> **Problem details**
Return all of the data exactly as written, without the pictures.

--- START Given data ---

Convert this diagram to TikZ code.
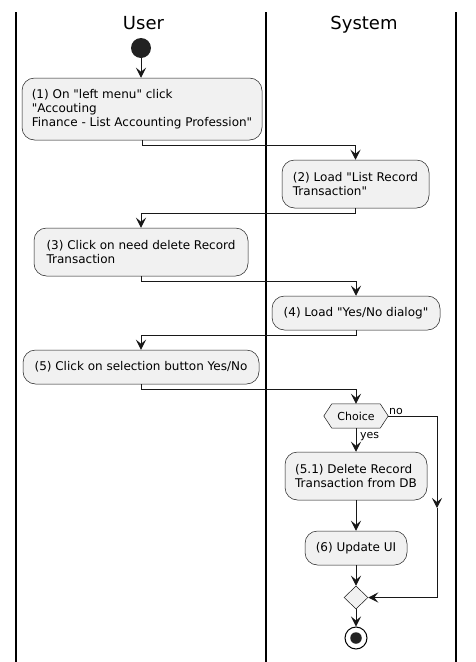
\documentclass[tikz,border=0pt]{standalone}
\usepackage{fontspec}
\setmainfont{DejaVu Sans}[Ligatures=ResetAll]
\usetikzlibrary{arrows.meta,shapes.geometric}
\definecolor{boxfill}{HTML}{F1F1F1}
\definecolor{ink}{HTML}{181818}
\definecolor{dot}{HTML}{222222}
\newcommand{\dq}{\XeTeXglyph\XeTeXcharglyph34\relax}
\begin{document}
\begin{tikzpicture}[x=1pt,y=-1pt,
  act/.style={draw=ink, line width=0.5pt, fill=boxfill, rounded corners=12.5pt, inner sep=0pt, align=left, font=\fontsize{12}{14}\selectfont},
  flow/.style={draw=ink, line width=1pt, -{Stealth[length=10pt,width=10pt,inset=4pt]}},
  plain/.style={draw=ink, line width=1pt},
  lane/.style={line width=1.5pt, draw=black},
  title/.style={font=\fontsize{18}{20}\selectfont, inner sep=0pt, anchor=base},
  small/.style={font=\fontsize{11}{13}\selectfont, inner sep=0pt}
]
\useasboundingbox (0,0) rectangle (475,662);
% swimlanes
\coordinate (l1t) at (16,12); \coordinate (l1b) at (16,662);
\coordinate (l2t) at (266,12); \coordinate (l2b) at (266,662);
\coordinate (l3t) at (456,12); \coordinate (l3b) at (456,662);
\draw[lane] (l1t) -- (l1b);
\draw[lane] (l2t) -- (l2b);
\draw[lane] (l3t) -- (l3b);
\node[title] (tuser) at (143.5,29) {User};
\node[title] (tsys) at (364,29) {System};
% nodes
\node[circle, fill=dot, minimum size=20pt, inner sep=0pt] (start) at (141,48) {};
\node[act, minimum width=240pt, minimum height=62pt] (b1) at (142,109) {(1) On \dq left menu\dq{} click\\\dq Accouting\\Finance - List Accounting Profession\dq};
\node[act, minimum width=147pt, minimum height=48pt] (b2) at (355.5,184) {(2) Load \dq List Record\\Transaction\dq};
\node[act, minimum width=214pt, minimum height=48pt] (b3) at (141,252) {(3) Click on need delete Record\\Transaction};
\node[act, minimum width=168pt, minimum height=34pt] (b4) at (356,313) {(4) Load \dq Yes/No dialog\dq};
\node[act, minimum width=236pt, minimum height=34pt] (b5) at (141,367) {(5) Click on selection button Yes/No};
\node[inner sep=0pt, minimum width=64pt, minimum height=24pt] (choice) at (356,416) {};
\draw[draw=ink, line width=0.5pt, fill=boxfill] (choice.west) -- ([xshift=8pt]choice.north west) -- ([xshift=-8pt]choice.north east) -- (choice.east) -- ([xshift=-8pt]choice.south east) -- ([xshift=8pt]choice.south west) -- cycle;
\node[small] (choicetext) at (choice.center) {Choice};
\node[act, minimum width=142pt, minimum height=48pt] (b51) at (356,476) {(5.1) Delete Record\\Transaction from DB};
\node[act, minimum width=102pt, minimum height=34pt] (b6) at (356,548) {(6) Update UI};
\node[diamond, draw=ink, line width=0.5pt, fill=boxfill, minimum width=24pt, minimum height=23pt, inner sep=0pt] (merge) at (356,597.5) {};
\node[circle, draw=black, line width=1pt, fill=white, minimum size=22pt, inner sep=0pt] (stop) at (356,638) {};
\node[circle, fill=dot, minimum size=11.5pt, inner sep=0pt] (stopin) at (stop.center) {};
% labels
\node[small, anchor=base west] (nolbl) at (389,414) {no};
\node[small, anchor=base west] (yeslbl) at (360,438) {yes};
% connectors
\coordinate (nr) at (437,416);
\coordinate (nmid) at (437,508);
\draw[flow] (start.south) -- (start.south |- b1.north);
\draw[flow] (b1.south) -- ++(0,5) -| (b2.north);
\draw[flow] (b2.south) -- ++(0,5) -| (b3.north);
\draw[flow] (b3.south) -- ++(0,5) -| (b4.north);
\draw[flow] (b4.south) -- ++(0,5) -| (b5.north);
\draw[flow] (b5.south) -- ++(0,5) -| (choice.north);
\draw[flow] (choice.south) -- (b51.north);
\draw[flow] (b51.south) -- (b6.north);
\draw[flow] (b6.south) -- (merge.north);
\draw[flow] (choice.east) -- (nr) -- (nmid);
\draw[flow] (nmid) |- (merge.east);
\draw[flow] (merge.south) -- (stop.north);
\end{tikzpicture}
\end{document}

--- END Given data ---

> **Result for this exercise**
Convert this diagram to TikZ code.
\documentclass[tikz,border=0pt]{standalone}
\usepackage{fontspec}
\setmainfont{DejaVu Sans}[Ligatures=ResetAll]
\usetikzlibrary{arrows.meta,shapes.geometric}
\definecolor{boxfill}{HTML}{F1F1F1}
\definecolor{ink}{HTML}{181818}
\definecolor{dot}{HTML}{222222}
\newcommand{\dq}{\XeTeXglyph\XeTeXcharglyph34\relax}
\begin{document}
\begin{tikzpicture}[x=1pt,y=-1pt,
  act/.style={draw=ink, line width=0.5pt, fill=boxfill, rounded corners=12.5pt, inner sep=0pt, align=left, font=\fontsize{12}{14}\selectfont},
  flow/.style={draw=ink, line width=1pt, -{Stealth[length=10pt,width=10pt,inset=4pt]}},
  plain/.style={draw=ink, line width=1pt},
  lane/.style={line width=1.5pt, draw=black},
  title/.style={font=\fontsize{18}{20}\selectfont, inner sep=0pt, anchor=base},
  small/.style={font=\fontsize{11}{13}\selectfont, inner sep=0pt}
]
\useasboundingbox (0,0) rectangle (475,662);
% swimlanes
\coordinate (l1t) at (16,12); \coordinate (l1b) at (16,662);
\coordinate (l2t) at (266,12); \coordinate (l2b) at (266,662);
\coordinate (l3t) at (456,12); \coordinate (l3b) at (456,662);
\draw[lane] (l1t) -- (l1b);
\draw[lane] (l2t) -- (l2b);
\draw[lane] (l3t) -- (l3b);
\node[title] (tuser) at (143.5,29) {User};
\node[title] (tsys) at (364,29) {System};
% nodes
\node[circle, fill=dot, minimum size=20pt, inner sep=0pt] (start) at (141,48) {};
\node[act, minimum width=240pt, minimum height=62pt] (b1) at (142,109) {(1) On \dq left menu\dq{} click\\\dq Accouting\\Finance - List Accounting Profession\dq};
\node[act, minimum width=147pt, minimum height=48pt] (b2) at (355.5,184) {(2) Load \dq List Record\\Transaction\dq};
\node[act, minimum width=214pt, minimum height=48pt] (b3) at (141,252) {(3) Click on need delete Record\\Transaction};
\node[act, minimum width=168pt, minimum height=34pt] (b4) at (356,313) {(4) Load \dq Yes/No dialog\dq};
\node[act, minimum width=236pt, minimum height=34pt] (b5) at (141,367) {(5) Click on selection button Yes/No};
\node[inner sep=0pt, minimum width=64pt, minimum height=24pt] (choice) at (356,416) {};
\draw[draw=ink, line width=0.5pt, fill=boxfill] (choice.west) -- ([xshift=8pt]choice.north west) -- ([xshift=-8pt]choice.north east) -- (choice.east) -- ([xshift=-8pt]choice.south east) -- ([xshift=8pt]choice.south west) -- cycle;
\node[small] (choicetext) at (choice.center) {Choice};
\node[act, minimum width=142pt, minimum height=48pt] (b51) at (356,476) {(5.1) Delete Record\\Transaction from DB};
\node[act, minimum width=102pt, minimum height=34pt] (b6) at (356,548) {(6) Update UI};
\node[diamond, draw=ink, line width=0.5pt, fill=boxfill, minimum width=24pt, minimum height=23pt, inner sep=0pt] (merge) at (356,597.5) {};
\node[circle, draw=black, line width=1pt, fill=white, minimum size=22pt, inner sep=0pt] (stop) at (356,638) {};
\node[circle, fill=dot, minimum size=11.5pt, inner sep=0pt] (stopin) at (stop.center) {};
% labels
\node[small, anchor=base west] (nolbl) at (389,414) {no};
\node[small, anchor=base west] (yeslbl) at (360,438) {yes};
% connectors
\coordinate (nr) at (437,416);
\coordinate (nmid) at (437,508);
\draw[flow] (start.south) -- (start.south |- b1.north);
\draw[flow] (b1.south) -- ++(0,5) -| (b2.north);
\draw[flow] (b2.south) -- ++(0,5) -| (b3.north);
\draw[flow] (b3.south) -- ++(0,5) -| (b4.north);
\draw[flow] (b4.south) -- ++(0,5) -| (b5.north);
\draw[flow] (b5.south) -- ++(0,5) -| (choice.north);
\draw[flow] (choice.south) -- (b51.north);
\draw[flow] (b51.south) -- (b6.north);
\draw[flow] (b6.south) -- (merge.north);
\draw[flow] (choice.east) -- (nr) -- (nmid);
\draw[flow] (nmid) |- (merge.east);
\draw[flow] (merge.south) -- (stop.north);
\end{tikzpicture}
\end{document}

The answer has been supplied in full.